Three archaeological sites were found in the Jdeideh area by Jesuit fathers. Two of these featured finds of Heavy Neolithic flints of the Qaraoun culture.

Jdeideh I is 750 m northeast of the town on the left bank of the Nahr Mout, in fields on a 15 m contour. It was discovered by Raoul Describes who retrieved knapped tools from several periods including Acheulean, Middle Paleolithic, Upper Paleolithic and Heavy Neolithic. This material is in the Saint Joseph University, Museum of Lebanese Prehistory.

Jdeideh II is 500 m northeast of Tuillerie Medawer (east of Haret ech Cheikh) on low foothills to the left of a descending stream running next to the Aamariyeh road. An Upper Paleolithic assemblage in brown Cretaceous flint was found by Auguste Bergy including a variety of scrapers including a specialist variety also found at Ain Cheikh that were termed Grattoirs de côté.

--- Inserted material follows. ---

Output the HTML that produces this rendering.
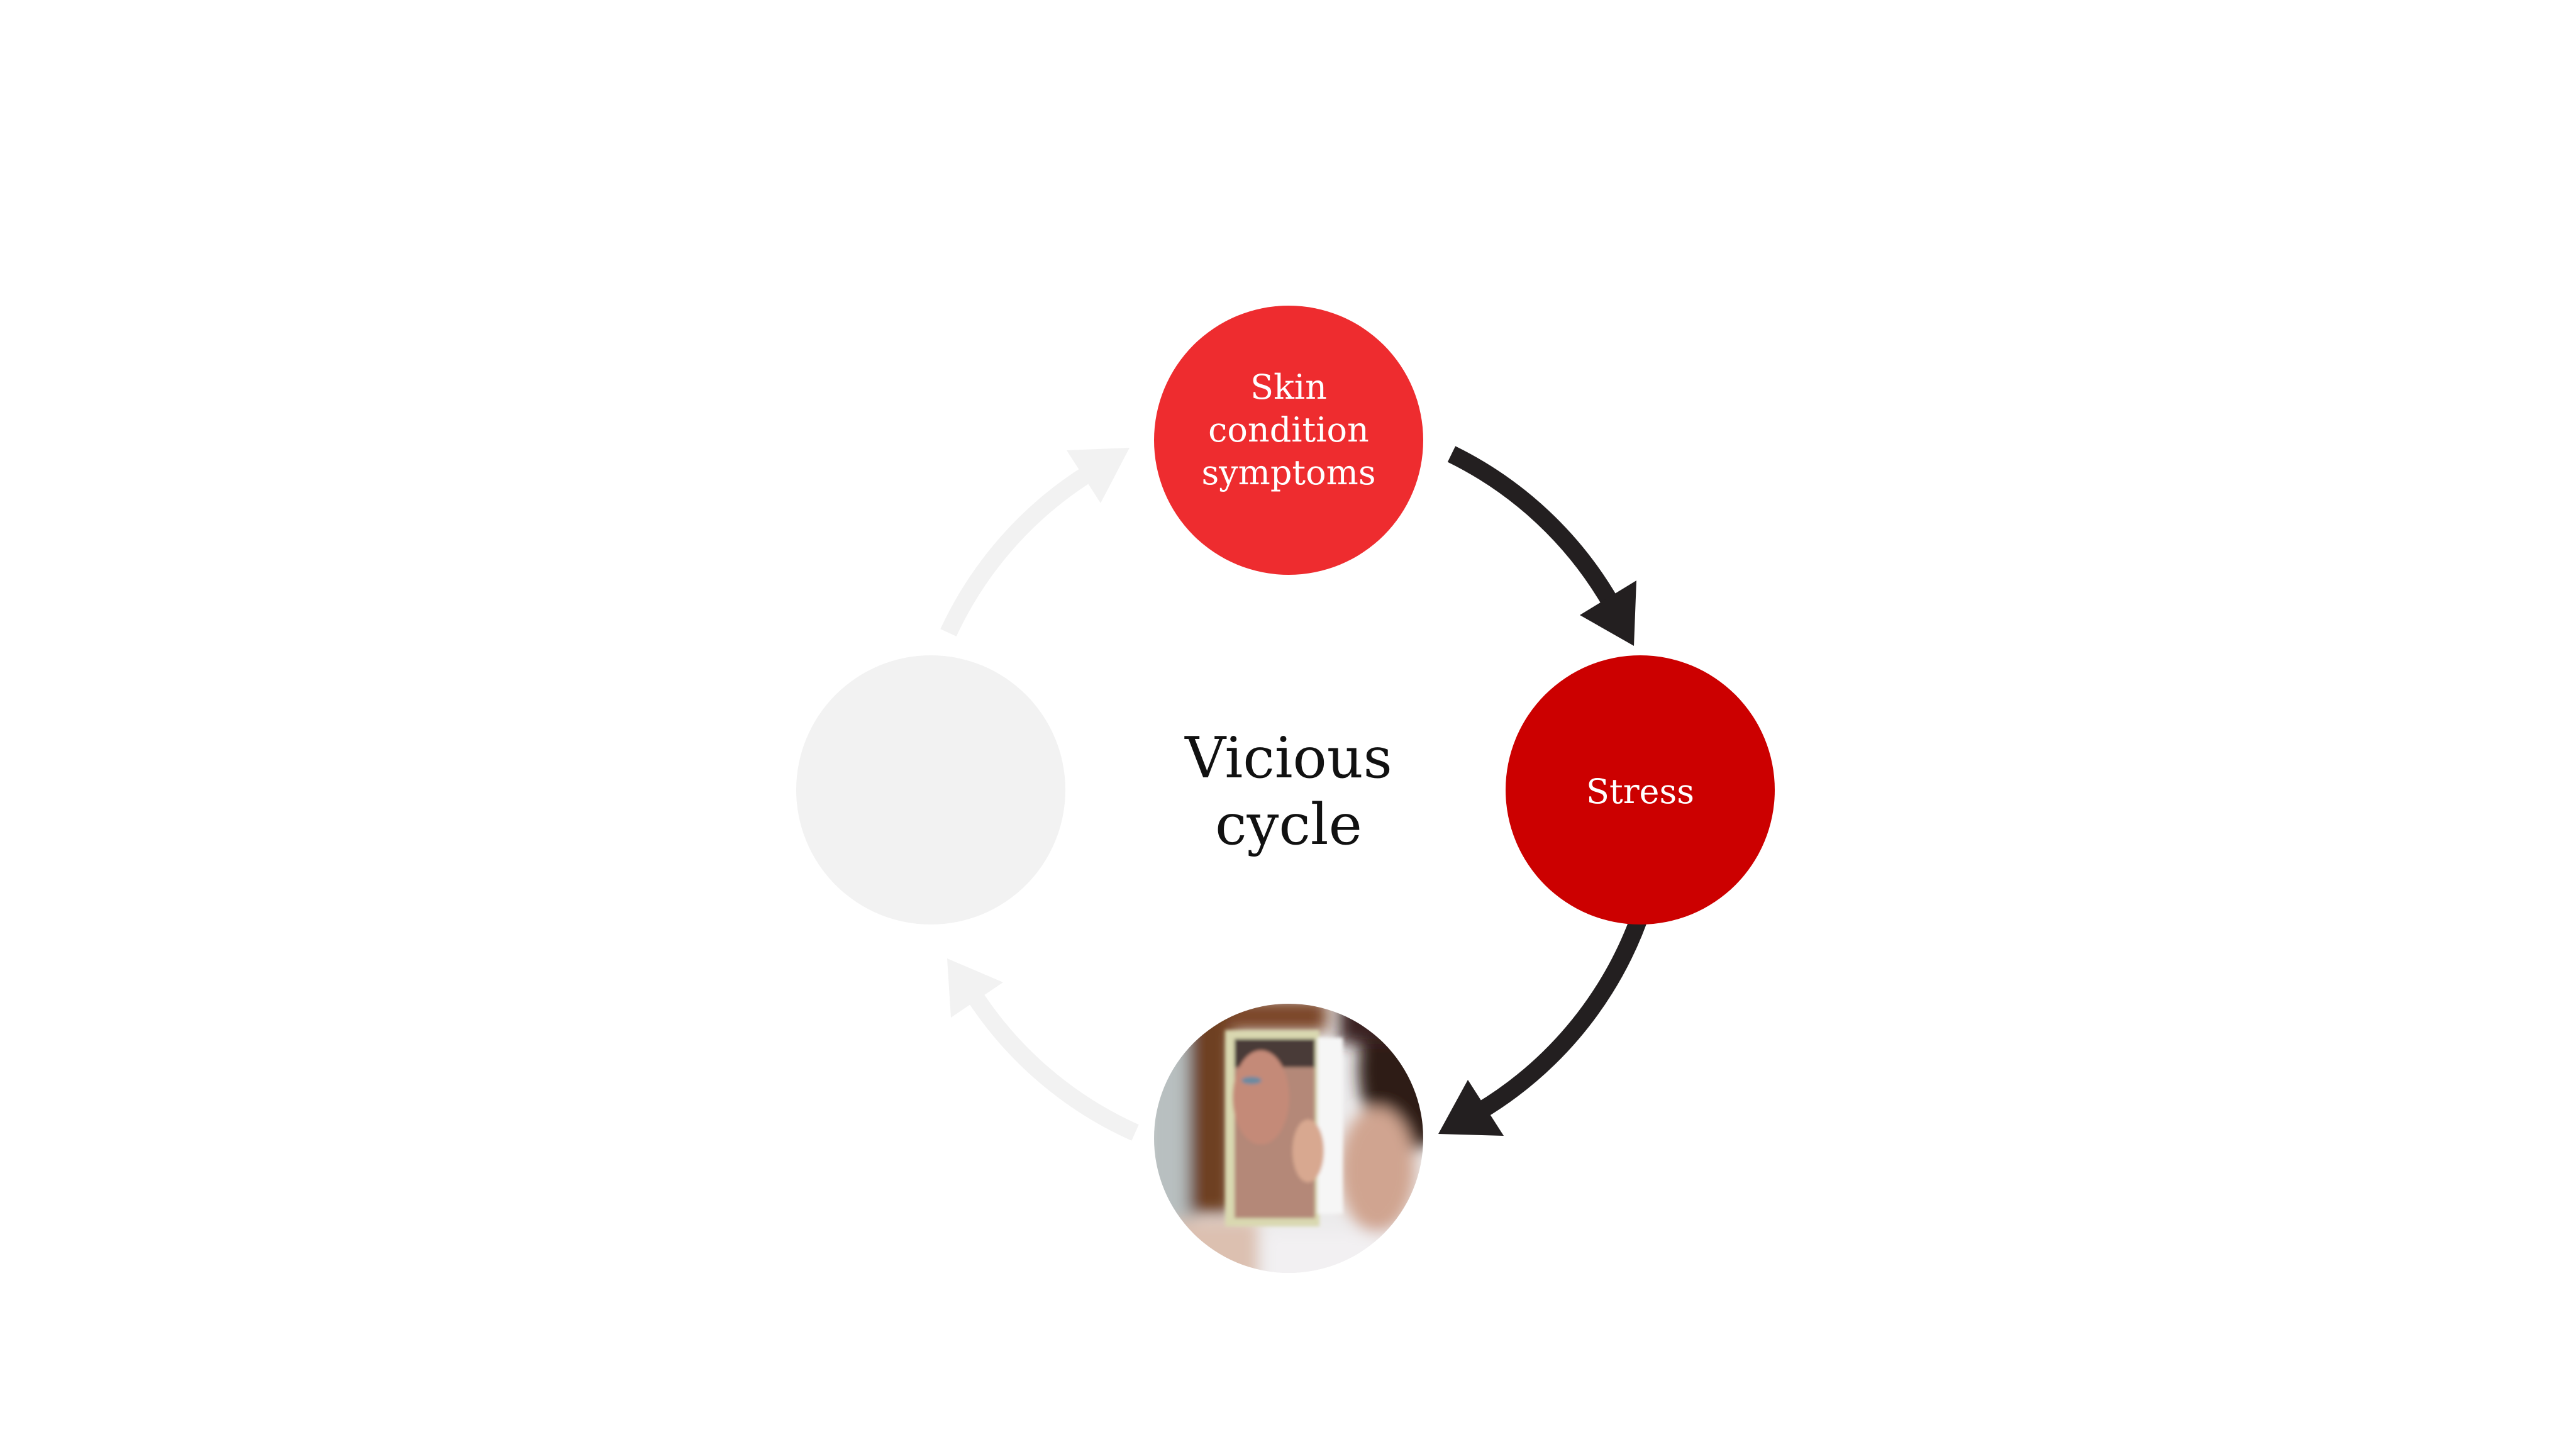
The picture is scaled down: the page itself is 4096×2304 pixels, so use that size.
<!DOCTYPE html>
<html><head><meta charset="utf-8"><style>
html,body{margin:0;padding:0;background:#fff}
svg{display:block}
text{font-family:"DejaVu Serif","Liberation Serif",serif}
</style></head><body>
<svg width="4096" height="2304" viewBox="0 0 4096 2304" xmlns="http://www.w3.org/2000/svg">
<defs>
<clipPath id="cp"><circle cx="2049" cy="1810" r="214"/></clipPath>
<filter id="bl" x="-20%" y="-20%" width="140%" height="140%"><feGaussianBlur stdDeviation="12"/></filter>
<filter id="bl2"><feGaussianBlur stdDeviation="3"/></filter>
</defs>
<rect width="4096" height="2304" fill="#fff"/>

<g fill="none" stroke="#f2f2f2" stroke-width="28">
<path d="M1805 1801 A595 595 0 0 1 1548 1581"/>
<path d="M1508 1006 A595 595 0 0 1 1732 752"/>
</g>
<polygon points="1506,1524 1595,1562 1512,1618" fill="#f2f2f2"/>
<polygon points="1796,712 1750,800 1696,716" fill="#f2f2f2"/>

<g fill="none" stroke="#231f20" stroke-width="28">
<path d="M2308 722 A595 595 0 0 1 2562 960"/>
<path d="M2640 1309 A595 595 0 0 1 2353 1767"/>
</g>
<polygon points="2598,1027 2512,978 2602,923" fill="#231f20"/>
<polygon points="2287,1803 2334,1717 2391,1806" fill="#231f20"/>

<circle cx="2049" cy="700" r="214" fill="#ee2c2f"/>
<circle cx="2608" cy="1256" r="214" fill="#cc0000"/>
<circle cx="1480" cy="1256" r="214" fill="#f2f2f2"/>

<g clip-path="url(#cp)">
<rect x="1830" y="1590" width="440" height="440" fill="#ecebec"/>
<g filter="url(#bl)">
<rect x="1820" y="1590" width="80" height="380" fill="#b8bfc0"/>
<rect x="1890" y="1590" width="70" height="340" fill="#6e3f22"/>
<rect x="1950" y="1590" width="160" height="50" fill="#7a4526"/>
<ellipse cx="2240" cy="1700" rx="80" ry="130" fill="#2e1c18"/>
<rect x="2130" y="1590" width="140" height="70" fill="#3a2420"/>
<ellipse cx="2190" cy="1860" rx="60" ry="100" fill="#d0a490"/>
<rect x="1860" y="1940" width="140" height="100" fill="#dcc0b0"/>
<rect x="2010" y="1960" width="260" height="90" fill="#f2f0f2"/>
</g>
<g filter="url(#bl2)">
<rect x="1948" y="1638" width="150" height="312" fill="#d9d8b0"/>
<rect x="1963" y="1652" width="128" height="285" fill="#b48878"/>
<rect x="1963" y="1652" width="128" height="45" fill="#4a3a38"/>
<ellipse cx="2005" cy="1745" rx="45" ry="75" fill="#c48a78"/>
<ellipse cx="1990" cy="1718" rx="16" ry="6" fill="#6a8aa0"/>
<rect x="2095" y="1650" width="40" height="280" fill="#f6f6f6"/>
<ellipse cx="2080" cy="1830" rx="25" ry="50" fill="#d8a890"/>
</g>
</g>

<g fill="#fff" font-size="54" text-anchor="middle">
<text x="2049" y="634">Skin</text>
<text x="2049" y="702">condition</text>
<text x="2049" y="770">symptoms</text>
<text x="2608" y="1277">Stress</text>
</g>
<g fill="#111" font-size="90" text-anchor="middle">
<text x="2049" y="1236">Vicious</text>
<text x="2049" y="1342">cycle</text>
</g>
</svg>
</body></html>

Jdeideh III is on a wooded hilltop north northwest of Aamariyeh on the southwest slopes that was also found by Bergy. He recovered a Qaraoun culture type, Gigantolithic assemblage of massive choppers, scrapers on flakes and coarse picks.

==Demographics==
In 2014, Christians made up 76.40% and Muslims made up 23.13% of registered voters in Jdeideh. 43.62% of the voters were Maronite Catholics, 16.48% were Sunni Muslims, 11.56% were Greek Orthodox and 8.65% were Greek Catholics.